Count lines with "Convert" in them. Report only the total.

** Start Material shown **

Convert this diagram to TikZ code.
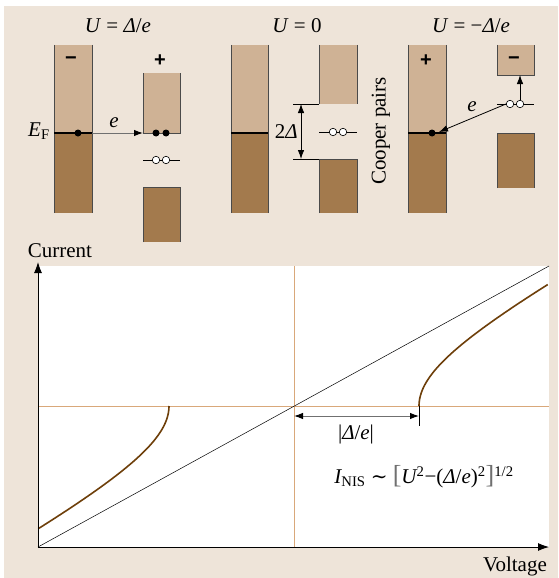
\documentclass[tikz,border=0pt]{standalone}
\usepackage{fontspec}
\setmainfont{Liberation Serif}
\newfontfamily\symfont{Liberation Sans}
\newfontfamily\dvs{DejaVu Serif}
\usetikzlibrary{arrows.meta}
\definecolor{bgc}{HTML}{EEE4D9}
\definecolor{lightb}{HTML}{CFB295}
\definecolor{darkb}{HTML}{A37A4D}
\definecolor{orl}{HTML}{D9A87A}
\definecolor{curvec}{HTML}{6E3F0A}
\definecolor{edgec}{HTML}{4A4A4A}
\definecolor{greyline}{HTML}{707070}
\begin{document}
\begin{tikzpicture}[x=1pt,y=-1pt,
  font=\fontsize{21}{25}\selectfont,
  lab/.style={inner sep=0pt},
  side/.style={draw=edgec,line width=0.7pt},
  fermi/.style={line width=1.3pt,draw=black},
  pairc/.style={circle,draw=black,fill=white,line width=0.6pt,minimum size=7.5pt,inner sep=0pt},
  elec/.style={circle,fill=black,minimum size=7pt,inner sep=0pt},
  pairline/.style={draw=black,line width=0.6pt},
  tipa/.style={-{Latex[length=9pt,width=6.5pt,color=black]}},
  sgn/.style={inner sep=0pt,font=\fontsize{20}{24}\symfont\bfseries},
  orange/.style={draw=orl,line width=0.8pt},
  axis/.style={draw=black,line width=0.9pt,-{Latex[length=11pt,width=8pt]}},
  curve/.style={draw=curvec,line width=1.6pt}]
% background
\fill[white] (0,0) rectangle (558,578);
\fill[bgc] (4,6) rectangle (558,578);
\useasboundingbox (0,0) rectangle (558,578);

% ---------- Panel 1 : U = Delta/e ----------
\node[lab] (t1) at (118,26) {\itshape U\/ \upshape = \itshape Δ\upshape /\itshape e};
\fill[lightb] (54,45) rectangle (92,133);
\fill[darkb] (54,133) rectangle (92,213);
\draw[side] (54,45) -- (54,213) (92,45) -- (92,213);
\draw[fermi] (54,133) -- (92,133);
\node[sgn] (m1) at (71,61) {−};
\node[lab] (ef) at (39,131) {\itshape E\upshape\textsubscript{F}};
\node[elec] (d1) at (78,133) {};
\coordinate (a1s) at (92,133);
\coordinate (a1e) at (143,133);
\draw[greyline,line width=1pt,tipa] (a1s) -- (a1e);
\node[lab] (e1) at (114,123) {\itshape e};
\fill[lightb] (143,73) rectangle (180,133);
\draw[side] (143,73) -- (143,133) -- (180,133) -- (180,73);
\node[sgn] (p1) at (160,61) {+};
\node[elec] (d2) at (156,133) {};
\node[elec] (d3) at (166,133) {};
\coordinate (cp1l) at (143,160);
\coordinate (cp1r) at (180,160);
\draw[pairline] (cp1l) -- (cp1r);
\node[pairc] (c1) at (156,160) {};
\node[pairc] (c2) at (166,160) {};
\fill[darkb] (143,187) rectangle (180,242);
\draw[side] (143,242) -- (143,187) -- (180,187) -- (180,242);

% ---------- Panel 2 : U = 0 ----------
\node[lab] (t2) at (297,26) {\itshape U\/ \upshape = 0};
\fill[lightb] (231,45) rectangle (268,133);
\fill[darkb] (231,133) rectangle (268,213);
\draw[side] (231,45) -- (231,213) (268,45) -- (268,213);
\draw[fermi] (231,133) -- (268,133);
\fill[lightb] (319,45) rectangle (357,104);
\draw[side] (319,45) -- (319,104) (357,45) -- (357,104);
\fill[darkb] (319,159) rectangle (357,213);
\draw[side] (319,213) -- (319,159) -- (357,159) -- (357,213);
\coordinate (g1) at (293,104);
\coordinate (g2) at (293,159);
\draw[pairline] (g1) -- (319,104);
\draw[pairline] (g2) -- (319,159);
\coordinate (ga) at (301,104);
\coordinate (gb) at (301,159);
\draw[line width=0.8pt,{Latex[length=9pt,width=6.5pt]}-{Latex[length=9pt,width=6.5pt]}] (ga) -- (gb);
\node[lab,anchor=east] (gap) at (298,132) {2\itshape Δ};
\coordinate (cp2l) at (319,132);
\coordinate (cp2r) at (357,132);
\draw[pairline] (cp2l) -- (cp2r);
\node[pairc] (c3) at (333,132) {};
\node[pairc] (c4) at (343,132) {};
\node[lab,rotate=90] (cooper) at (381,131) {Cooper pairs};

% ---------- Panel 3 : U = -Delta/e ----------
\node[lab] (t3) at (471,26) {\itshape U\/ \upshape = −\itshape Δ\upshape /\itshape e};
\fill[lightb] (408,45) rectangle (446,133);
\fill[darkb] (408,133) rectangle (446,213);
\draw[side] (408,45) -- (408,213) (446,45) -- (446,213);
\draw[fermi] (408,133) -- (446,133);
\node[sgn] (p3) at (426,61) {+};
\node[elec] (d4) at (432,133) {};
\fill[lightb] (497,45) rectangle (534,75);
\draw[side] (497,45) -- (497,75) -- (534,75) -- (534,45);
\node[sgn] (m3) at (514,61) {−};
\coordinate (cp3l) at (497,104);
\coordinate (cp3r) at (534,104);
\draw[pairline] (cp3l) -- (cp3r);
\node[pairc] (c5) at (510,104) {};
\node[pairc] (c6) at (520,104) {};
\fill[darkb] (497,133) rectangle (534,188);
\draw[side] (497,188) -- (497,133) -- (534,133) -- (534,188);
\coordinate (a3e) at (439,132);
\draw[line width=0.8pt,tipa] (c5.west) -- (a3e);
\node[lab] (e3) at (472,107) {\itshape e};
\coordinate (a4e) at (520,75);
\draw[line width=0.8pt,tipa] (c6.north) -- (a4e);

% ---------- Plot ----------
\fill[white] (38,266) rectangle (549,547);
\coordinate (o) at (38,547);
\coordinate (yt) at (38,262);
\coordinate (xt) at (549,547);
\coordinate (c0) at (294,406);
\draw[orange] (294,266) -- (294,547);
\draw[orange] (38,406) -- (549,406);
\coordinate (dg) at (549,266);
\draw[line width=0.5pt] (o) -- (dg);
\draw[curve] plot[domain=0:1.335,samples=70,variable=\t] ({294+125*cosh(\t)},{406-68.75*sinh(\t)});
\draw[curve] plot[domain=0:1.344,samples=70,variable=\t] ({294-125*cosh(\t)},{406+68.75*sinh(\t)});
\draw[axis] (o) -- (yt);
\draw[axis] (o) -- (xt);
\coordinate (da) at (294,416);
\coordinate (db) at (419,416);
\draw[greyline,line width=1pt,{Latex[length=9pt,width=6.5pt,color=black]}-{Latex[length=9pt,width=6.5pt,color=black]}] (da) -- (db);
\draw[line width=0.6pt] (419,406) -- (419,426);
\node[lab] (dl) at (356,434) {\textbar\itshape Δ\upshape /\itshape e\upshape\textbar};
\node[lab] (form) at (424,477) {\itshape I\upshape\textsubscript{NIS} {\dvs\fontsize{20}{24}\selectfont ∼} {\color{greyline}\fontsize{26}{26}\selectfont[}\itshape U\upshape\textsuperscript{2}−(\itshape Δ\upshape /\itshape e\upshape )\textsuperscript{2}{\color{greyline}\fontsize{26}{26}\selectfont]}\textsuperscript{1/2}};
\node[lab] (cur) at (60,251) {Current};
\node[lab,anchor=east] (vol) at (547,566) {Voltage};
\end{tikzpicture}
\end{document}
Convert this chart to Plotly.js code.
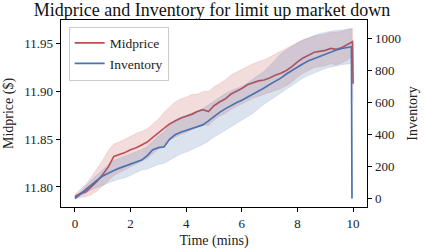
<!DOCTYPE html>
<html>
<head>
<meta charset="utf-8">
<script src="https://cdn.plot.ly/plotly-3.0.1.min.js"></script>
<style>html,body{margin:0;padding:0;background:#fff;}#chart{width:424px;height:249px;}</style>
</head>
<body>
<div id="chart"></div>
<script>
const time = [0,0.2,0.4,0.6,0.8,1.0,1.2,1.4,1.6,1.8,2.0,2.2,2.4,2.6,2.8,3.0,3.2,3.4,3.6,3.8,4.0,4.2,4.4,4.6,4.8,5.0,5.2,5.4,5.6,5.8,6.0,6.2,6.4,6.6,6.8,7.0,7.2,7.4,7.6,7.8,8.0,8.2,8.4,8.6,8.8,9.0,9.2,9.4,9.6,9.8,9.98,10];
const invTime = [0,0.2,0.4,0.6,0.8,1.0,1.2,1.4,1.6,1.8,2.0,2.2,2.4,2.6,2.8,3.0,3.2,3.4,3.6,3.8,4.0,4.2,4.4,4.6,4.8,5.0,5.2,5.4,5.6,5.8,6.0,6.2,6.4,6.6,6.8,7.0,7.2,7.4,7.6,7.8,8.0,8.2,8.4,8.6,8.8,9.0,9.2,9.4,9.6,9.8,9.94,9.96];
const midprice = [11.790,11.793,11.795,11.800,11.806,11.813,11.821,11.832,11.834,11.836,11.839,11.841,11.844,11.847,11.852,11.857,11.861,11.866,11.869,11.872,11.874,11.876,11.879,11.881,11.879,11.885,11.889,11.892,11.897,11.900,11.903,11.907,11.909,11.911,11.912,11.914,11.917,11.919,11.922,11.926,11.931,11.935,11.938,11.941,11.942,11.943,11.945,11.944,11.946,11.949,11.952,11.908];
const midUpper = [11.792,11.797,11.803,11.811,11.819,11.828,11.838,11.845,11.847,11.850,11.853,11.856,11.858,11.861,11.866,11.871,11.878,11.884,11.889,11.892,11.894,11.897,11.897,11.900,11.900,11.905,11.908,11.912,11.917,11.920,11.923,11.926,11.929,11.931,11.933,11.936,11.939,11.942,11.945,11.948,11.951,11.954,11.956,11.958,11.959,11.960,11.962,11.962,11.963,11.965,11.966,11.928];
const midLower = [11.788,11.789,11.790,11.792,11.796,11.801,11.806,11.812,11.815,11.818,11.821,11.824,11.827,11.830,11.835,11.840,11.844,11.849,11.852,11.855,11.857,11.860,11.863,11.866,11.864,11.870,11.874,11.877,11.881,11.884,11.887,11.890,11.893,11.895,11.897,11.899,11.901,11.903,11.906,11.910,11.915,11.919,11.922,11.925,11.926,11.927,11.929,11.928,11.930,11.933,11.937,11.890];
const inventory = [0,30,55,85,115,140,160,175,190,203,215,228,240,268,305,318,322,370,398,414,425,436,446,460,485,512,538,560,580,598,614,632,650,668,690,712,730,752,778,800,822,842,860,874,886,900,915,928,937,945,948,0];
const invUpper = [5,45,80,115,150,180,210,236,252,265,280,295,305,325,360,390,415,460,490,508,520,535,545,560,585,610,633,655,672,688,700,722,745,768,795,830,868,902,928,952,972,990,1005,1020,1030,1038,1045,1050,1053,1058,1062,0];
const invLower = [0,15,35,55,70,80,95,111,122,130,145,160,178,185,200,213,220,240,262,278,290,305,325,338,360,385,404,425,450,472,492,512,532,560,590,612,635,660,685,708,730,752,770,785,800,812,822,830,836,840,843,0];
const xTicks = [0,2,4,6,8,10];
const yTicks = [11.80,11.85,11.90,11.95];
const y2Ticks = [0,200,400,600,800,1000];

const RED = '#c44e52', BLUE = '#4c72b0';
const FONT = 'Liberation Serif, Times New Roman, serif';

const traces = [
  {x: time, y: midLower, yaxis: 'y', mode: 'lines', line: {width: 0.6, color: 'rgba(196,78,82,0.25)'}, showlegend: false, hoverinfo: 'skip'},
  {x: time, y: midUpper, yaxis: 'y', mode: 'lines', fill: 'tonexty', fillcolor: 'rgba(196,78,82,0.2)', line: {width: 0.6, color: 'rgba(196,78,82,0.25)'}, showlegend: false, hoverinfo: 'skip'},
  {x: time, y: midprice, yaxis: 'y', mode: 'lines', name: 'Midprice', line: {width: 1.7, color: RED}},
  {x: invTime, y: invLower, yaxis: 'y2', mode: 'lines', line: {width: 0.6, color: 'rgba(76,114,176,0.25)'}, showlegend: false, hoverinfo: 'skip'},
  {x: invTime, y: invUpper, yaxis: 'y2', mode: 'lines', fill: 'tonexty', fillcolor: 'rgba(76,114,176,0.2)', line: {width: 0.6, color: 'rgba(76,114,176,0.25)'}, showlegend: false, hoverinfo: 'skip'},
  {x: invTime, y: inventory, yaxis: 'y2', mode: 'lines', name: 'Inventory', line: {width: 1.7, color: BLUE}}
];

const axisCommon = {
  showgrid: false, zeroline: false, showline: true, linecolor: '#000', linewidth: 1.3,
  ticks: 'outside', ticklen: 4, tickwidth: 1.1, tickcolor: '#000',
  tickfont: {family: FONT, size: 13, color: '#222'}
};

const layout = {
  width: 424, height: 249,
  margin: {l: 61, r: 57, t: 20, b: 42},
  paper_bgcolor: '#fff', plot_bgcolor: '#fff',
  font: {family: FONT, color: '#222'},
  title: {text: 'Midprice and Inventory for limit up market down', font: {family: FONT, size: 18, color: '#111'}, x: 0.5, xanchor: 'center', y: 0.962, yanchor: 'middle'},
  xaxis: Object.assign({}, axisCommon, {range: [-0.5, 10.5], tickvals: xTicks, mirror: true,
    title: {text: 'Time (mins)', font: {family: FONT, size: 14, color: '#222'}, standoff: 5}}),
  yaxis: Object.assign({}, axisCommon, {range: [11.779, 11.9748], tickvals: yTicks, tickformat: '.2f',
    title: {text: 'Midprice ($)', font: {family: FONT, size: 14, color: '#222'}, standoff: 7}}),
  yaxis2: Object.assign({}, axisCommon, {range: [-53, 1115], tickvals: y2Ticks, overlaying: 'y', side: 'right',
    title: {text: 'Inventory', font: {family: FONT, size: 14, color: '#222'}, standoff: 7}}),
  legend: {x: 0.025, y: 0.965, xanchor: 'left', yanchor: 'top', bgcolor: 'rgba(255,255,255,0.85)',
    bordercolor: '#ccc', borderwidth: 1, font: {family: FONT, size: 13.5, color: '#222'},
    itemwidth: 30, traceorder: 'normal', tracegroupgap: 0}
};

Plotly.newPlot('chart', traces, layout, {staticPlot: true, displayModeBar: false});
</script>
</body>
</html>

** End Material shown **

_Response_
2